Request => Leave the pictures out and retype the lines from the beginning through the line with "(sep) at (457,55)", both ends included.

** Start Material **

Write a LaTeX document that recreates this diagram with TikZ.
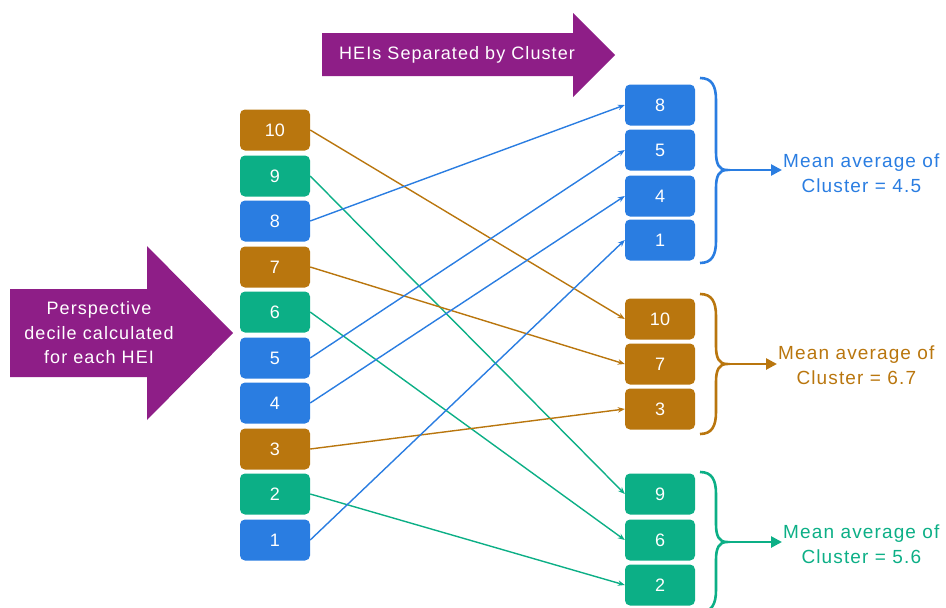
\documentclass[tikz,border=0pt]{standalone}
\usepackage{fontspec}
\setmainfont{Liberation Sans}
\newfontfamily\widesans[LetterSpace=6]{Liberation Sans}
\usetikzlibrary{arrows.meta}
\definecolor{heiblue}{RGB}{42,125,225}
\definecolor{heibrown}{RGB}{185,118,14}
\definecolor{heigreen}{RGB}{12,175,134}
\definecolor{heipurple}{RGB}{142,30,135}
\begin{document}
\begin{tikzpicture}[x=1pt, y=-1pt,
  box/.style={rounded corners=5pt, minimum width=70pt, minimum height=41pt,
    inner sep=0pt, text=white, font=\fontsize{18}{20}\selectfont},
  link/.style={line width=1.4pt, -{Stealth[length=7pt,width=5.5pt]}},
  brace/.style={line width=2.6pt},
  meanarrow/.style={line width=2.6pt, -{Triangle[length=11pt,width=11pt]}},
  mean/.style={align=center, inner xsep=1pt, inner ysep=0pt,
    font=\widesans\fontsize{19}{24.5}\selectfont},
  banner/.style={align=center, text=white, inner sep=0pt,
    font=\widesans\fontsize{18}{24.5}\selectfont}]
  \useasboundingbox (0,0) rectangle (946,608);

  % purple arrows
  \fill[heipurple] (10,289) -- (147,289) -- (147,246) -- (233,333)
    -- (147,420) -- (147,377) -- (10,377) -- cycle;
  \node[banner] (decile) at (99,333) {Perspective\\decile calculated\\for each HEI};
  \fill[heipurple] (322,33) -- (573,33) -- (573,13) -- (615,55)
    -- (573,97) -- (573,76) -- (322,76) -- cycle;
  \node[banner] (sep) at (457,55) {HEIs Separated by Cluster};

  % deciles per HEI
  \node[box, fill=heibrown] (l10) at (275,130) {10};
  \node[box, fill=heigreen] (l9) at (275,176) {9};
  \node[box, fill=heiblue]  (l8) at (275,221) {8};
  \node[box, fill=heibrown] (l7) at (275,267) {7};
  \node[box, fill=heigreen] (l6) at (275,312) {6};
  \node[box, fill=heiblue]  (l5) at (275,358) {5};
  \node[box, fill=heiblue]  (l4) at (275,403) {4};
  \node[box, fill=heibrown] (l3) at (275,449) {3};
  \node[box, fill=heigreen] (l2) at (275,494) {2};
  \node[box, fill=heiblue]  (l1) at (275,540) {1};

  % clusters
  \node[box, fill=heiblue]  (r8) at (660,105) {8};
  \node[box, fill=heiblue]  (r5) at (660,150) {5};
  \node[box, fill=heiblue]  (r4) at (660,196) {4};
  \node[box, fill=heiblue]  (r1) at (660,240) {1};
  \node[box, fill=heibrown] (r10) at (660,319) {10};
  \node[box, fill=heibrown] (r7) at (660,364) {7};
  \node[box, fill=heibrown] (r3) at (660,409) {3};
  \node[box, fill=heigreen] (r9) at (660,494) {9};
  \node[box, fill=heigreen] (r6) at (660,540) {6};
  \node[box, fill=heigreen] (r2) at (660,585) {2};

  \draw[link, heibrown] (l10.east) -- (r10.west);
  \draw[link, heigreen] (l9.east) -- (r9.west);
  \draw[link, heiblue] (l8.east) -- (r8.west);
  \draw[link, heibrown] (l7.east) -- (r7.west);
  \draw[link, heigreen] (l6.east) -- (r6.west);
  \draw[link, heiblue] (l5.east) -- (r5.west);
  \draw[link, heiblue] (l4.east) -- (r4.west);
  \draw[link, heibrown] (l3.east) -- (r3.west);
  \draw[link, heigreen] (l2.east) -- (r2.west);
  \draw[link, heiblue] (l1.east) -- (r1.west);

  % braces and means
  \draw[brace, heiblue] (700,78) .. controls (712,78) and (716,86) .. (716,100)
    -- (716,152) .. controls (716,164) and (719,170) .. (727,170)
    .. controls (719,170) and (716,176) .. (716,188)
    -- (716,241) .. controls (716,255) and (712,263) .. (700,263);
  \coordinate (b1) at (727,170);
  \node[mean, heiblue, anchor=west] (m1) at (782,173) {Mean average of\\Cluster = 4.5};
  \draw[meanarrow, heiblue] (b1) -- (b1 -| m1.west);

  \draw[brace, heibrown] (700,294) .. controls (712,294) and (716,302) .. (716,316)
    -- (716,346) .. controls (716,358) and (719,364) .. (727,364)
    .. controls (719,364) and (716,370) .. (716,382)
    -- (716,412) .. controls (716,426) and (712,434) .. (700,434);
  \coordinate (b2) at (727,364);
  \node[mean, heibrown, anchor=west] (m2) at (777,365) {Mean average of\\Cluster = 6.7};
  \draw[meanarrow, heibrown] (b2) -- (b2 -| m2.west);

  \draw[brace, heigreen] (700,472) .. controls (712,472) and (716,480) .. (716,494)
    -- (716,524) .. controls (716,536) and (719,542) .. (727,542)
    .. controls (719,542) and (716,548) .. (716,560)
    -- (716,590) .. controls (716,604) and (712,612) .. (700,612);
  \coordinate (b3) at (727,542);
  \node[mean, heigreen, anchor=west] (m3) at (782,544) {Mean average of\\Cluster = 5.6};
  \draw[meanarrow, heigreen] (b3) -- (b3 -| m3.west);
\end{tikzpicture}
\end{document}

** End Material **

Answer to this exercise =>
Write a LaTeX document that recreates this diagram with TikZ.
\documentclass[tikz,border=0pt]{standalone}
\usepackage{fontspec}
\setmainfont{Liberation Sans}
\newfontfamily\widesans[LetterSpace=6]{Liberation Sans}
\usetikzlibrary{arrows.meta}
\definecolor{heiblue}{RGB}{42,125,225}
\definecolor{heibrown}{RGB}{185,118,14}
\definecolor{heigreen}{RGB}{12,175,134}
\definecolor{heipurple}{RGB}{142,30,135}
\begin{document}
\begin{tikzpicture}[x=1pt, y=-1pt,
  box/.style={rounded corners=5pt, minimum width=70pt, minimum height=41pt,
    inner sep=0pt, text=white, font=\fontsize{18}{20}\selectfont},
  link/.style={line width=1.4pt, -{Stealth[length=7pt,width=5.5pt]}},
  brace/.style={line width=2.6pt},
  meanarrow/.style={line width=2.6pt, -{Triangle[length=11pt,width=11pt]}},
  mean/.style={align=center, inner xsep=1pt, inner ysep=0pt,
    font=\widesans\fontsize{19}{24.5}\selectfont},
  banner/.style={align=center, text=white, inner sep=0pt,
    font=\widesans\fontsize{18}{24.5}\selectfont}]
  \useasboundingbox (0,0) rectangle (946,608);

  % purple arrows
  \fill[heipurple] (10,289) -- (147,289) -- (147,246) -- (233,333)
    -- (147,420) -- (147,377) -- (10,377) -- cycle;
  \node[banner] (decile) at (99,333) {Perspective\\decile calculated\\for each HEI};
  \fill[heipurple] (322,33) -- (573,33) -- (573,13) -- (615,55)
    -- (573,97) -- (573,76) -- (322,76) -- cycle;
  \node[banner] (sep) at (457,55) {HEIs Separated by Cluster};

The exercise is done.